DIRECTION: Extract all lines from the data beneath that include the word "matplotlib".

DATA SHOWN:
_ _ _ _ _ _ _

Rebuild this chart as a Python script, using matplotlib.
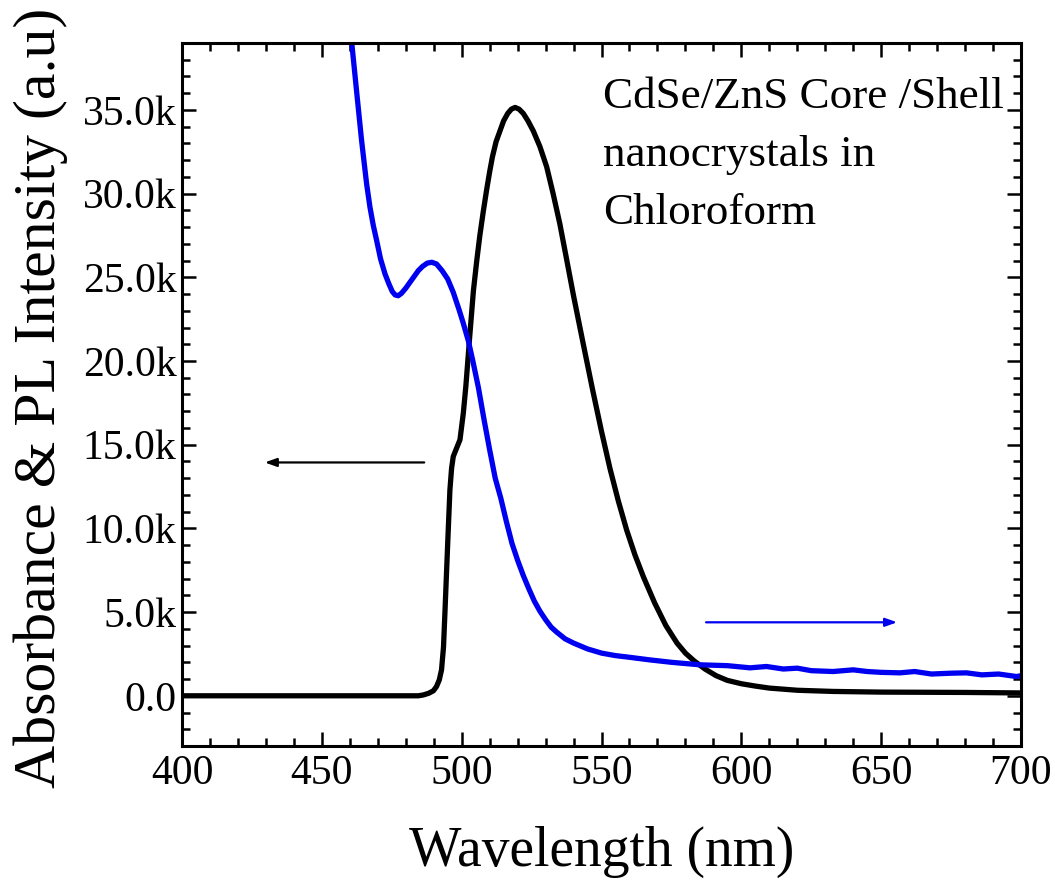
import matplotlib
matplotlib.use("Agg")
import matplotlib.pyplot as plt
from matplotlib.ticker import MultipleLocator, FuncFormatter

plt.rcParams['font.family'] = ['Liberation Serif', 'DejaVu Serif']

# Photoluminescence (black) : wavelength (nm), intensity (k)
pl_wl = [400, 420, 440, 460, 480, 484.5, 486.3, 488.2, 489.9, 491.0, 492.0, 492.8, 493.5, 494.0,
         494.5, 495.2, 495.8, 496.4, 497.0, 498.2, 499.4, 500.6, 501.5, 502.8, 504.2, 505.4,
         506.5, 507.7, 508.9, 510.0, 511.0, 512.3, 513.7, 515.0, 516.5, 517.8, 519.1, 520.5,
         522.0, 523.7, 525.6, 528.0, 530.4, 532.7, 535.1, 537.5, 540.0, 543.5, 546.8, 550.0,
         553.0, 556.0, 559.0, 562.0, 565.0, 569.0, 573.0, 577.0, 580.0, 583.0, 587.0, 591.0,
         595.0, 600.0, 605.0, 610.0, 620.0, 632.8, 650.0, 680.0, 700.0]
pl_val = [0.0, 0.0, 0.0, 0.0, 0.0, 0.0, 0.05, 0.15, 0.3, 0.55, 0.95, 1.55, 2.9, 4.9,
          7.0, 9.9, 12.3, 13.6, 14.3, 14.8, 15.3, 16.9, 18.5, 21.3, 24.2, 26.0,
          27.5, 28.9, 30.2, 31.3, 32.2, 33.1, 33.75, 34.35, 34.8, 35.05, 35.15, 35.05,
          34.8, 34.35, 33.75, 32.8, 31.6, 30.0, 28.2, 26.1, 23.9, 21.0, 18.3, 15.8,
          13.6, 11.65, 9.9, 8.4, 7.1, 5.55, 4.2, 3.15, 2.55, 2.1, 1.6, 1.2,
          0.92, 0.72, 0.58, 0.46, 0.33, 0.26, 0.22, 0.2, 0.17]

# Absorbance (blue) : wavelength (nm), intensity (k)
abs_wl = [459, 460.7, 462.5, 464.2, 466.0, 467.2, 468.4, 469.6, 471.0, 472.6, 474.0, 475.2,
          476.2, 477.3, 478.5, 480.0, 481.5, 483.0, 484.5, 486.0, 487.7, 489.3, 491.0, 493.0,
          495.0, 497.0, 499.0, 500.5, 502.4, 504.0, 506.0, 508.0, 510.0, 512.0, 514.0, 516.0,
          518.0, 520.0, 522.0, 524.0, 526.0, 528.0, 530.0, 532.0, 534.0, 537.0, 540.0, 545.0,
          550.0, 555.0, 560.0, 567.0, 575.0, 585.2, 595.0, 603.1, 609.0, 615.0, 620.0, 625.0,
          632.8, 640.0, 645.0, 650.0, 656.7, 662.0, 668.0, 675.0, 680.5, 686.0, 692.0, 698.4, 700.0]
abs_val = [42.0, 39.0, 36.0, 33.2, 30.6, 29.2, 28.1, 27.2, 26.1, 25.2, 24.6, 24.15,
           23.95, 23.9, 24.05, 24.35, 24.7, 25.05, 25.4, 25.65, 25.85, 25.9, 25.8, 25.4,
           24.9, 24.1, 23.1, 22.3, 21.2, 20.0, 18.4, 16.5, 14.7, 13.0, 11.8, 10.4,
           9.1, 8.1, 7.2, 6.4, 5.65, 5.05, 4.55, 4.1, 3.8, 3.4, 3.15, 2.8,
           2.55, 2.4, 2.3, 2.15, 2.0, 1.85, 1.8, 1.67, 1.75, 1.6, 1.65, 1.5,
           1.45, 1.55, 1.45, 1.4, 1.37, 1.45, 1.3, 1.35, 1.37, 1.25, 1.3, 1.15, 1.2]

annot_lines = ["CdSe/ZnS Core /Shell", "nanocrystals in", "Chloroform"]


def kfmt(v, p):
    if abs(v) < 1e-9:
        return "0.0"
    return f"{v/1000:.1f}k"


fig = plt.figure(figsize=(10.55, 8.88), dpi=100)
ax = fig.add_axes([182/1055, 1-746/888, (1021-182)/1055, (746-43)/888])

ax.plot(pl_wl, [v*1000 for v in pl_val], color='black', lw=3.8,
        solid_joinstyle='round', solid_capstyle='round')
ax.plot(abs_wl, [v*1000 for v in abs_val], color='#0000f0', lw=3.8,
        solid_joinstyle='round', solid_capstyle='round')

ax.set_xlim(400, 700)
ax.set_ylim(-3000, 39000)
ax.xaxis.set_major_locator(MultipleLocator(50))
ax.xaxis.set_minor_locator(MultipleLocator(10))
ax.yaxis.set_major_locator(MultipleLocator(5000))
ax.yaxis.set_minor_locator(MultipleLocator(1000))
ax.yaxis.set_major_formatter(FuncFormatter(kfmt))

ax.tick_params(which='both', direction='in', top=True, right=True, width=1.8, labelsize=30)
ax.tick_params(which='major', length=10)
ax.tick_params(which='minor', length=6)
ax.tick_params(axis='x', pad=6)
ax.tick_params(axis='y', pad=4)
for s in ax.spines.values():
    s.set_linewidth(2.2)

# arrows
ax.annotate('', xy=(428.6, 13940), xytext=(487.6, 13940),
            arrowprops=dict(arrowstyle='-|>,head_length=0.7,head_width=0.25', color='black', lw=1.6))
ax.annotate('', xy=(656.7, 4390), xytext=(586.4, 4390),
            arrowprops=dict(arrowstyle='-|>,head_length=0.7,head_width=0.25', color='#0000f0', lw=1.6))

for t, yv in zip(annot_lines, [35140, 31660, 28190]):
    ax.text(550.5, yv, t, fontsize=32.5, va='baseline', ha='left')

fig.text(602/1055, 1-866/888, "Wavelength (nm)", fontsize=40, ha='center', va='baseline')
fig.text(55/1055, 1-398/888, "Absorbance & PL Intensity (a.u)", fontsize=43, rotation=90,
         ha='center', va='baseline', rotation_mode='anchor')

fig.savefig("out.png", dpi=100)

_ _ _ _ _ _ _

ANSWER:
Rebuild this chart as a Python script, using matplotlib.
import matplotlib
matplotlib.use("Agg")
import matplotlib.pyplot as plt
from matplotlib.ticker import MultipleLocator, FuncFormatter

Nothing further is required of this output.